Una etapa se había ido y con ella, muchos de esos libros y esos rostros.
Entre los que se fueron había tres impresionantes volúmenes que alguna vez encontramos en una tienda. Al averiguar el precio de venta, vimos que cada ejemplar se estaba vendiendo en 1 dólar. ¡Un regalo para novelas de cuatrocientas y más páginas con cubiertas en pasta dura y a todo color! Libros que en su tiempo habían salido al mercado con un precio superior a los 30 dólares ahora se ofrecían treinta veces menos. Mientras los teníamos en las manos, llegó una empleada y los remarcó: Ya no era 1 dólar sino que eran 50 centavos de dólar por ejemplar. Los compramos para mostrárselos a la gente de ALEC y que vieran a lo que pueden llegar nuestros más preciados esfuerzos. Por eso, otro de los fundamentos de nuestro trabajo fue que quien quisiera transformarse en escritor lo hiciera como un servicio a Dios y no como un medio de ganar dinero. O alcanzar la fama, ambos deseos tan pegados a nuestro corazón.
En esto tampoco nos fue muy bien.
Desde hace un tiempo, tenemos la impresión que “el boom” —si podemos hablar de boom provocado por ALEC en el medio cristiano hispano— como que se ha venido apagando. Los escritores profesionales han brillando por su ausencia; las editoriales cristianas que empezaron a publicar entusiasmadas obras de ficción y a convocar a concursos de novelas pareciera que se han rendido a la realidad de que las ventas nunca lograron despegar del suelo; por lo tanto, no era negocio seguir publicando este tipo de libros. ALEC misma ha decidido tomar rumbos diferentes.
Estos días tuvimos que desprendernos de cientos de ejemplares. Invitamos a amigos, colegas, gente de iglesia, pastores, que acudieran a recoger los que fueran de su agrado, sin costo alguno. Vinieron dos o tres. Se llevaron uno que otro. Los demás se irán al Ejército de Salvación, a Good Will Industries o al incinerador.
No queremos dejar la idea de que escribir un libro sea malo. Lo que queremos enfatizar es que, como cristianos, es más redituable escribir para la gloria de Dios y no para la gloria nuestra. Lo primero —sean las ventas grandes o pequeñas—, está llamado a producir frutos; lo segundo… quién sabe.

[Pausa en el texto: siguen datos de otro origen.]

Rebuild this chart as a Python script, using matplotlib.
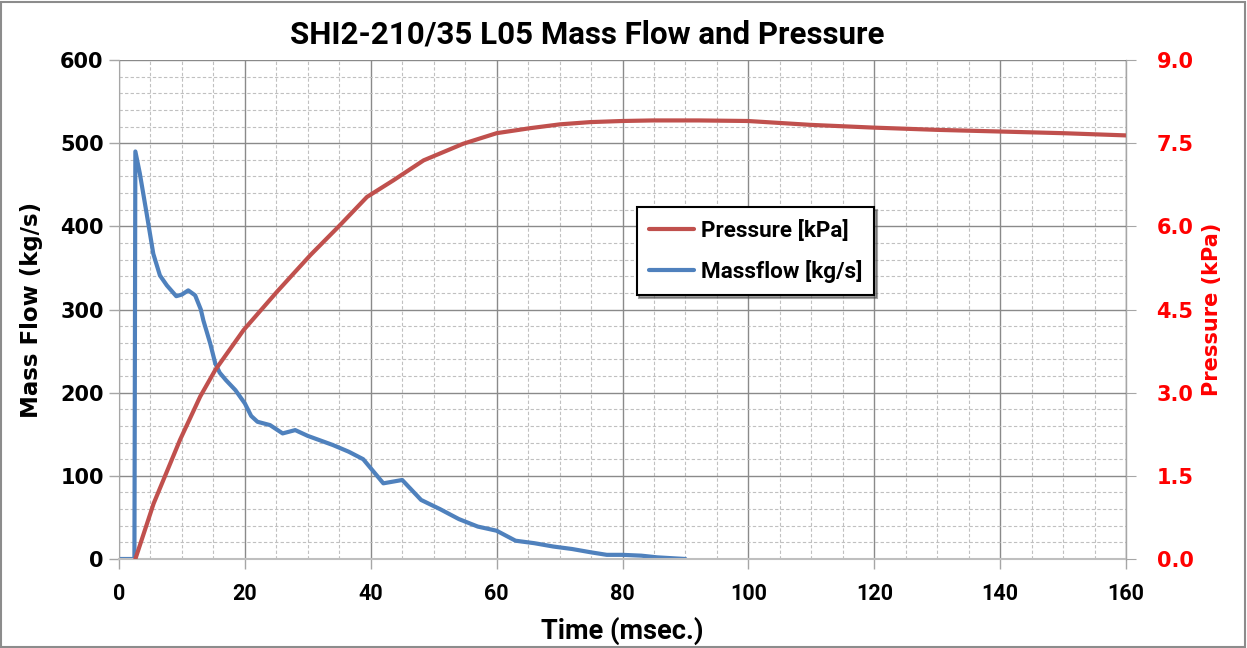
import matplotlib
matplotlib.use("Agg")
import matplotlib.pyplot as plt
from matplotlib.ticker import MultipleLocator, FormatStrFormatter
from matplotlib.patches import Rectangle

# ---- data ----
t_mf = [0, 2.45, 2.6, 3.3, 4.4, 5.45, 6.5, 7.6, 9.1, 10.0, 11.0, 12.1, 13.0, 13.4,
        14.5, 15.3, 16.0, 17.0, 18.5, 20.0, 21.0, 22.0, 24.0, 26.0, 28.0, 30.0,
        34.0, 36.5, 38.8, 42.0, 45.0, 48.0, 51.0, 54.0, 57.0, 60.0, 63.0, 66.0,
        69.0, 72.0, 75.0, 77.5, 80.0, 83.0, 85.5, 90.0]
massflow = [0, 0, 490, 464, 415, 367, 341, 329, 316, 318, 323, 317, 300, 287,
            259, 235, 224, 215, 203, 187, 172, 165, 161, 151, 155, 148,
            137, 129, 120, 91, 95, 71, 60, 48, 39, 34, 22, 19,
            15, 12, 8, 5, 5, 4, 2, 0]

t_p = [2.6, 5.5, 9.7, 12.9, 15.3, 19.8, 25.1, 30.4, 35.1, 39.4, 43.6, 48.4, 54.7,
       60.0, 65.3, 70.1, 74.9, 80.0, 84.8, 92.1, 99.9, 109.9, 120.0, 130.0,
       140.0, 150.0, 160.0]
pressure = [0.0, 1.0, 2.15, 2.93, 3.41, 4.13, 4.82, 5.48, 6.02, 6.53, 6.83, 7.19, 7.49,
            7.68, 7.77, 7.84, 7.88, 7.90, 7.91, 7.91, 7.90, 7.83, 7.78, 7.74,
            7.71, 7.68, 7.64]

x_ticks = [0, 20, 40, 60, 80, 100, 120, 140, 160]
mf_ticks = [0, 100, 200, 300, 400, 500, 600]
p_ticks = [0.0, 1.5, 3.0, 4.5, 6.0, 7.5, 9.0]

title = "SHI2-210/35 L05 Mass Flow and Pressure"

RED = "#C0504D"
BLUE = "#4F81BD"
NARROW = ["Roboto", "DejaVu Sans"]
STRETCH = "condensed"

fig = plt.figure(figsize=(12.47, 6.48), dpi=100)
ax = fig.add_axes([119/1247, 89/648, 1007/1247, 499/648])
ax2 = ax.twinx()

ax.set_xlim(0, 160)
ax.set_ylim(0, 600)
ax2.set_ylim(0, 9)

ax.set_xticks(x_ticks)
ax.set_yticks(mf_ticks)
ax2.set_yticks(p_ticks)
ax2.yaxis.set_major_formatter(FormatStrFormatter("%.1f"))
ax.xaxis.set_minor_locator(MultipleLocator(5))
ax.yaxis.set_minor_locator(MultipleLocator(20))

ax.set_axisbelow(True)
ax.grid(which="major", color="#8a8a8a", lw=1.0, ls="-")
ax.grid(which="minor", color="#c0c0c0", lw=0.8, ls=(0, (3, 2)))

ax.spines["top"].set_visible(False)
ax2.spines["top"].set_visible(False)
ax.spines["left"].set_color("#a6a6a6")
ax.spines["bottom"].set_color("#bfbfbf")
ax.spines["bottom"].set_linewidth(1.5)
ax2.spines["right"].set_color("#a6a6a6")
ax2.spines["left"].set_visible(False)
ax2.spines["bottom"].set_visible(False)

ax.tick_params(which="minor", length=0)
ax.tick_params(axis="both", which="major", length=7, color="#a6a6a6", width=1)
ax.tick_params(axis="y", labelsize=15, pad=4)
ax.tick_params(axis="x", pad=10)
ax2.tick_params(axis="y", length=7, color="#a6a6a6", labelsize=15, labelcolor="red", pad=15)

for lab in ax.get_yticklabels():
    lab.set_fontweight("bold")
    lab.set_family("DejaVu Sans")
for lab in ax2.get_yticklabels():
    lab.set_fontweight("bold")
    lab.set_family("DejaVu Sans")
for lab in ax.get_xticklabels():
    lab.set_fontweight("bold")
    lab.set_family(NARROW)
    lab.set_fontstretch(STRETCH)
    lab.set_fontsize(15.5)

ln_p, = ax2.plot(t_p, pressure, color=RED, lw=3.0, label="Pressure [kPa]", solid_capstyle="round")
ln_m, = ax.plot(t_mf, massflow, color=BLUE, lw=3.0, label="Massflow [kg/s]", solid_capstyle="round")

ax.set_ylabel("Mass Flow (kg/s)", fontsize=16.5, fontweight="bold", family="DejaVu Sans", labelpad=12)
ax2.set_ylabel("Pressure (kPa)", fontsize=15, fontweight="bold", family="DejaVu Sans", color="red", labelpad=6)
ax.set_xlabel("Time (msec.)", fontsize=19.5, fontweight="bold", family=NARROW,
              fontstretch=STRETCH, labelpad=9)

fig.text(587/1247, 1 - 34/648, title, ha="center", va="center", fontsize=22.5,
         fontweight="bold", family=NARROW, fontstretch=STRETCH)

leg = ax2.legend([ln_p, ln_m], ["Pressure [kPa]", "Massflow [kg/s]"],
                 loc="upper left", bbox_to_anchor=(0.514, 0.705),
                 frameon=True, fancybox=False, shadow=True, edgecolor="black",
                 prop={"family": NARROW, "weight": "bold", "size": 16.2, "stretch": STRETCH},
                 handlelength=2.0, handletextpad=0.3, labelspacing=0.8,
                 borderpad=0.55, borderaxespad=0)
leg.get_frame().set_linewidth(1.5)

fig.patches.append(Rectangle((0.001, 0.002), 0.997, 0.995, transform=fig.transFigure,
                             fill=False, edgecolor="#8c8c8c", lw=1.5))

fig.savefig("out.png", dpi=100)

(*) Al principio, nos sentíamos impresionados cuando alguien llegaba a nosotros con un manuscrito en la mano o un bosquejo de cinco líneas, diciendo que “esto me lo dio el Señor” lo cual parecía una recomendación del máximo nivel para que lo publicáramos. Las editoriales, a diferencia de nosotros, novatos ingenuos, no se tragan esa píldora.